“No,” she smiled, “you did it quite gracefully; and there was nobody about; they were all at dinner.”

“Who brought me up here?” he asked.

“I and the two native servants,” she laughed, and her laughter was pleasant to hear. “Are you in the habit of fainting?”

“I’ve never fainted before in my life,” said Jim, warmly, “until I had this go of cholera.”

“Cholera?” she ejaculated. “You’ve had cholera? How long ago?”

“Oh, I’m not infectious,” he smiled. “It was quite a while ago.” He gave her the facts with weary brevity: it was a picture that he wished to banish from the gallery of his memory.

“But, my dear friend,” she said, “when you’ve just come out of the jaws of death like that, you must take things easy. You ought to be in bed, toying with a spoonful of jelly and a grape. What’s your name?”

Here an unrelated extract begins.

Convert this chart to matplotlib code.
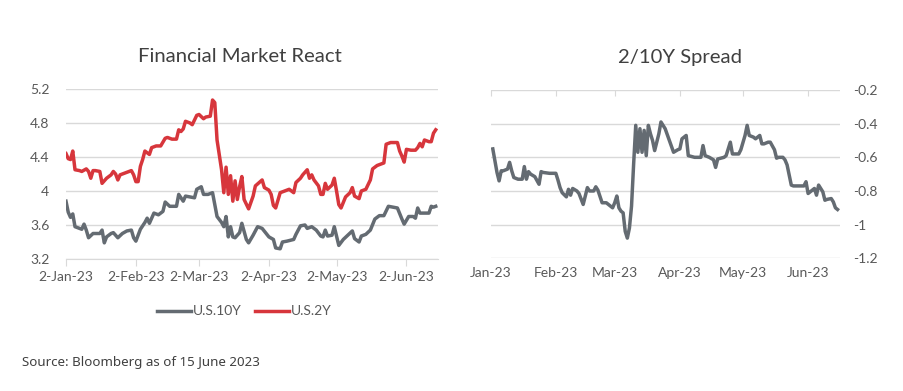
import matplotlib
matplotlib.use('Agg')
import matplotlib.pyplot as plt
import matplotlib.dates as mdates
from matplotlib.ticker import FuncFormatter, FixedLocator
import pandas as pd

# U.S. 2Y yield (red)
y2_days = ['01-02', '01-03', '01-04', '01-05', '01-06', '01-08', '01-09', '01-11', '01-12', '01-13',
           '01-14', '01-15', '01-17', '01-18', '01-20', '01-22', '01-23', '01-24', '01-25', '01-26',
           '01-29', '01-31',
           '02-01', '02-02', '02-03', '02-04', '02-05', '02-06', '02-08', '02-09', '02-11', '02-13',
           '02-15', '02-16', '02-18', '02-20', '02-21', '02-22', '02-23', '02-24', '02-26', '02-27',
           '03-01', '03-02', '03-04', '03-05', '03-07', '03-08', '03-09', '03-10', '03-12', '03-13',
           '03-14', '03-15', '03-16', '03-17', '03-18', '03-19', '03-20', '03-21', '03-22', '03-24',
           '03-26', '03-27', '03-30', '03-31',
           '04-02', '04-03', '04-04', '04-05', '04-07', '04-09', '04-11', '04-13', '04-14', '04-16',
           '04-17', '04-19', '04-20', '04-21', '04-22', '04-24', '04-25', '04-26', '04-27', '04-28',
           '04-30',
           '05-01', '05-02', '05-03', '05-04', '05-06', '05-08', '05-09', '05-10', '05-12', '05-13',
           '05-15', '05-17', '05-18', '05-20', '05-23', '05-24', '05-26', '05-29', '05-30', '05-31',
           '06-01', '06-02', '06-04', '06-06', '06-07', '06-08', '06-09', '06-10', '06-12', '06-13',
           '06-14', '06-15']
y2_vals = [4.44, 4.38, 4.37, 4.47, 4.25, 4.24, 4.23, 4.26, 4.23, 4.15,
           4.24, 4.24, 4.23, 4.09, 4.15, 4.19, 4.23, 4.20, 4.13, 4.19,
           4.22, 4.24,
           4.19, 4.11, 4.11, 4.29, 4.37, 4.47, 4.43, 4.51, 4.53, 4.53,
           4.62, 4.63, 4.61, 4.61, 4.72, 4.70, 4.73, 4.82, 4.80, 4.78,
           4.89, 4.90, 4.85, 4.87, 4.88, 5.07, 5.04, 4.60, 4.25, 3.98,
           4.28, 3.96, 4.18, 3.88, 4.12, 3.90, 4.05, 4.17, 3.90, 3.79,
           3.94, 4.06, 4.13, 4.04,
           4.01, 3.96, 3.83, 3.80, 3.98, 4.00, 4.02, 3.98, 4.10, 4.15,
           4.19, 4.25, 4.15, 4.19, 4.13, 4.06, 3.96, 3.96, 4.09, 4.02,
           4.07,
           4.15, 4.00, 3.84, 3.80, 3.93, 3.98, 4.04, 3.94, 3.91, 4.00,
           4.02, 4.13, 4.26, 4.30, 4.33, 4.55, 4.57, 4.57, 4.47, 4.41,
           4.34, 4.49, 4.48, 4.48, 4.51, 4.56, 4.52, 4.60, 4.58, 4.58,
           4.68, 4.72]

# U.S. 10Y yield (grey)
y10_days = ['01-02', '01-03', '01-04', '01-05', '01-06', '01-08', '01-09', '01-10', '01-11', '01-12',
            '01-14', '01-15', '01-17', '01-18', '01-19', '01-20', '01-22', '01-23', '01-25', '01-27',
            '01-29', '01-31',
            '02-01', '02-02', '02-04', '02-06', '02-07', '02-08', '02-10', '02-12', '02-14', '02-15',
            '02-17', '02-20', '02-21', '02-23', '02-24', '02-26', '02-28',
            '03-01', '03-03', '03-04', '03-06', '03-08', '03-09', '03-10', '03-12', '03-13', '03-14',
            '03-15', '03-16', '03-17', '03-18', '03-20', '03-21', '03-23', '03-24', '03-26', '03-28',
            '03-30',
            '04-02', '04-04', '04-05', '04-07', '04-08', '04-10', '04-13', '04-14', '04-16', '04-18',
            '04-19', '04-21', '04-23', '04-25', '04-26', '04-27', '04-28', '04-30',
            '05-01', '05-02', '05-03', '05-05', '05-07', '05-09', '05-10', '05-12', '05-13', '05-15',
            '05-17', '05-19', '05-21', '05-23', '05-25', '05-27', '05-29', '05-31',
            '06-01', '06-03', '06-05', '06-06', '06-07', '06-08', '06-11', '06-12', '06-13', '06-14',
            '06-15']
y10_vals = [3.88, 3.75, 3.69, 3.73, 3.58, 3.56, 3.55, 3.61, 3.54, 3.45,
            3.50, 3.50, 3.50, 3.54, 3.39, 3.46, 3.50, 3.51, 3.45, 3.50,
            3.53, 3.54,
            3.45, 3.41, 3.55, 3.63, 3.68, 3.62, 3.74, 3.72, 3.76, 3.87,
            3.82, 3.82, 3.96, 3.88, 3.94, 3.93, 3.92,
            4.02, 4.05, 3.96, 3.96, 3.98, 3.84, 3.70, 3.63, 3.58, 3.70,
            3.46, 3.58, 3.46, 3.45, 3.51, 3.62, 3.43, 3.39, 3.48, 3.58,
            3.56,
            3.46, 3.43, 3.33, 3.32, 3.40, 3.41, 3.43, 3.49, 3.59, 3.60,
            3.56, 3.58, 3.54, 3.47, 3.46, 3.54, 3.47, 3.48,
            3.58, 3.47, 3.36, 3.43, 3.48, 3.53, 3.44, 3.40, 3.47, 3.49,
            3.54, 3.67, 3.71, 3.71, 3.82, 3.81, 3.80, 3.67,
            3.61, 3.70, 3.70, 3.68, 3.80, 3.74, 3.74, 3.74, 3.82, 3.81,
            3.82]

# 2/10Y spread
sp_days = ['01-02', '01-03', '01-04', '01-05', '01-06', '01-07', '01-09', '01-10', '01-11', '01-12',
           '01-14', '01-16', '01-17', '01-18', '01-19', '01-20', '01-22', '01-24', '01-25', '01-26',
           '01-29',
           '02-01', '02-02', '02-03', '02-04', '02-06', '02-07', '02-08', '02-09', '02-11', '02-12',
           '02-14', '02-15', '02-16', '02-17', '02-19', '02-20', '02-21', '02-23', '02-25', '02-26',
           '02-28',
           '03-01', '03-02', '03-03', '03-04', '03-05', '03-06', '03-07', '03-08', '03-09', '03-10',
           '03-11', '03-12', '03-13', '03-14', '03-15', '03-16', '03-17', '03-18', '03-19', '03-20',
           '03-22', '03-23', '03-25', '03-27', '03-29', '03-31',
           '04-01', '04-02', '04-04', '04-05', '04-08', '04-11', '04-12', '04-13', '04-15', '04-17',
           '04-18', '04-19', '04-22', '04-23', '04-25', '04-26', '04-29', '04-30',
           '05-02', '05-03', '05-04', '05-06', '05-07', '05-09', '05-10', '05-11', '05-13', '05-14',
           '05-16', '05-17', '05-18', '05-20', '05-21', '05-22', '05-24', '05-25', '05-28', '05-30',
           '05-31',
           '06-01', '06-03', '06-04', '06-05', '06-06', '06-08', '06-09', '06-10', '06-12', '06-13',
           '06-14', '06-15']
sp_vals = [-0.55, -0.62, -0.69, -0.74, -0.68, -0.68, -0.67, -0.63, -0.68, -0.72,
           -0.73, -0.73, -0.655, -0.73, -0.685, -0.70, -0.715, -0.76, -0.685, -0.69,
           -0.695,
           -0.695, -0.735, -0.78, -0.81, -0.835, -0.79, -0.825, -0.785, -0.80, -0.815,
           -0.88, -0.83, -0.78, -0.80, -0.80, -0.775, -0.795, -0.87, -0.87, -0.88,
           -0.90,
           -0.87, -0.83, -0.90, -0.92, -0.93, -1.04, -1.08, -1.02, -0.89, -0.64,
           -0.41, -0.57, -0.43, -0.57, -0.44, -0.59, -0.41, -0.46, -0.50, -0.56,
           -0.46, -0.39, -0.43, -0.50, -0.57, -0.555,
           -0.55, -0.49, -0.47, -0.59, -0.60, -0.60, -0.53, -0.59, -0.60, -0.615,
           -0.66, -0.61, -0.60, -0.59, -0.51, -0.58, -0.58, -0.555,
           -0.47, -0.41, -0.47, -0.48, -0.49, -0.47, -0.52, -0.52, -0.51, -0.51,
           -0.555, -0.605, -0.60, -0.60, -0.615, -0.645, -0.765, -0.77, -0.77, -0.77,
           -0.745,
           -0.815, -0.795, -0.785, -0.825, -0.765, -0.805, -0.855, -0.85, -0.845, -0.865,
           -0.90, -0.91]

left_ticks = ['2023-01-02', '2023-02-02', '2023-03-02', '2023-04-02', '2023-05-02', '2023-06-02']
right_ticks = ['2023-01-01', '2023-02-01', '2023-03-01', '2023-04-01', '2023-05-01', '2023-06-01']

def to_dates(days):
    return pd.to_datetime(['2023-' + d for d in days])

GREY = '#646b72'
RED = '#d7363c'
GRID = '#d9d9d9'
TXT = '#595959'

plt.rcParams['font.family'] = ['Lato', 'DejaVu Sans']

fig = plt.figure(figsize=(9.04, 3.91), dpi=100)
fmt = FuncFormatter(lambda v, p: '{:g}'.format(round(v, 2)))

# left chart
ax1 = fig.add_axes([0.073, 0.3376, 0.4115, 0.4348])
ax1.plot(to_dates(y10_days), y10_vals, color=GREY, lw=2.5, label='U.S.10Y')
ax1.plot(to_dates(y2_days), y2_vals, color=RED, lw=2.5, label='U.S.2Y')
ax1.set_ylim(3.2, 5.2)
ax1.yaxis.set_major_locator(FixedLocator([3.2, 3.6, 4.0, 4.4, 4.8, 5.2]))
ax1.yaxis.set_major_formatter(fmt)
ax1.set_xlim(pd.Timestamp('2023-01-02'), pd.Timestamp('2023-06-16'))
ax1.set_xticks(pd.to_datetime(left_ticks))
ax1.xaxis.set_major_formatter(FuncFormatter(
    lambda v, p: mdates.num2date(v).strftime('%-d-%b-%y')))
ax1.grid(axis='y', color=GRID, lw=1)
ax1.set_axisbelow(True)
for s in ['top', 'right', 'left']:
    ax1.spines[s].set_visible(False)
ax1.spines['bottom'].set_color(GRID)
ax1.tick_params(axis='y', length=0, pad=12, labelsize=10, labelcolor=TXT)
ax1.tick_params(axis='x', length=5, color=GRID, pad=4, labelsize=10, labelcolor=TXT)
ax1.legend(loc='upper center', bbox_to_anchor=(0.48, -0.2), ncol=2, frameon=False,
           fontsize=10, handlelength=2.4, handletextpad=0.15, columnspacing=1.0,
           labelcolor=TXT)

# right chart
ax2 = fig.add_axes([0.5428, 0.3394, 0.386, 0.4304])
ax2.plot(to_dates(sp_days), sp_vals, color=GREY, lw=2.5)
ax2.set_ylim(-1.2, -0.2)
ax2.yaxis.set_major_locator(FixedLocator([-1.2, -1.0, -0.8, -0.6, -0.4, -0.2]))
ax2.yaxis.set_major_formatter(fmt)
ax2.yaxis.tick_right()
ax2.set_xlim(pd.Timestamp('2023-01-01'), pd.Timestamp('2023-06-16'))
ax2.set_xticks(pd.to_datetime(right_ticks))
ax2.xaxis.set_major_formatter(mdates.DateFormatter('%b-%y'))
ax2.grid(axis='y', color=GRID, lw=1)
ax2.set_axisbelow(True)
for s in ax2.spines.values():
    s.set_visible(False)
ax2.tick_params(axis='y', length=0, pad=10, labelsize=10, labelcolor=TXT)
ax2.tick_params(axis='x', bottom=False, top=True, direction='in', length=4,
                color=GRID, pad=6, labelsize=10, labelcolor=TXT)

# titles
fig.text(240 / 904, 1 - 57 / 391, 'Financial Market React', fontsize=14.6,
         color='#404040', ha='center', va='center')
fig.text(680 / 904, 1 - 57 / 391, '2/10Y Spread', fontsize=14.6,
         color='#404040', ha='center', va='center')

fig.text(0.024, 0.064, 'Source: Bloomberg as of 15 June 2023', fontsize=9.6,
         color='#404040', family=['Noto Sans', 'DejaVu Sans'])

fig.savefig('out.png', dpi=100)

“Jim,” he answered. “What’s yours?”

“That is of no consequence,” she replied, smiling at him, as he thought to himself, like a heathen idol.

He was silent for a few moments. He was not quite sure whether it would not now be as well to kill Mr. Easton and resuscitate Mr. Tundering-West, for at the moment he was anxious to forget entirely his Bedouin life and his exile at the mines, and he was no longer a disreputable beggar.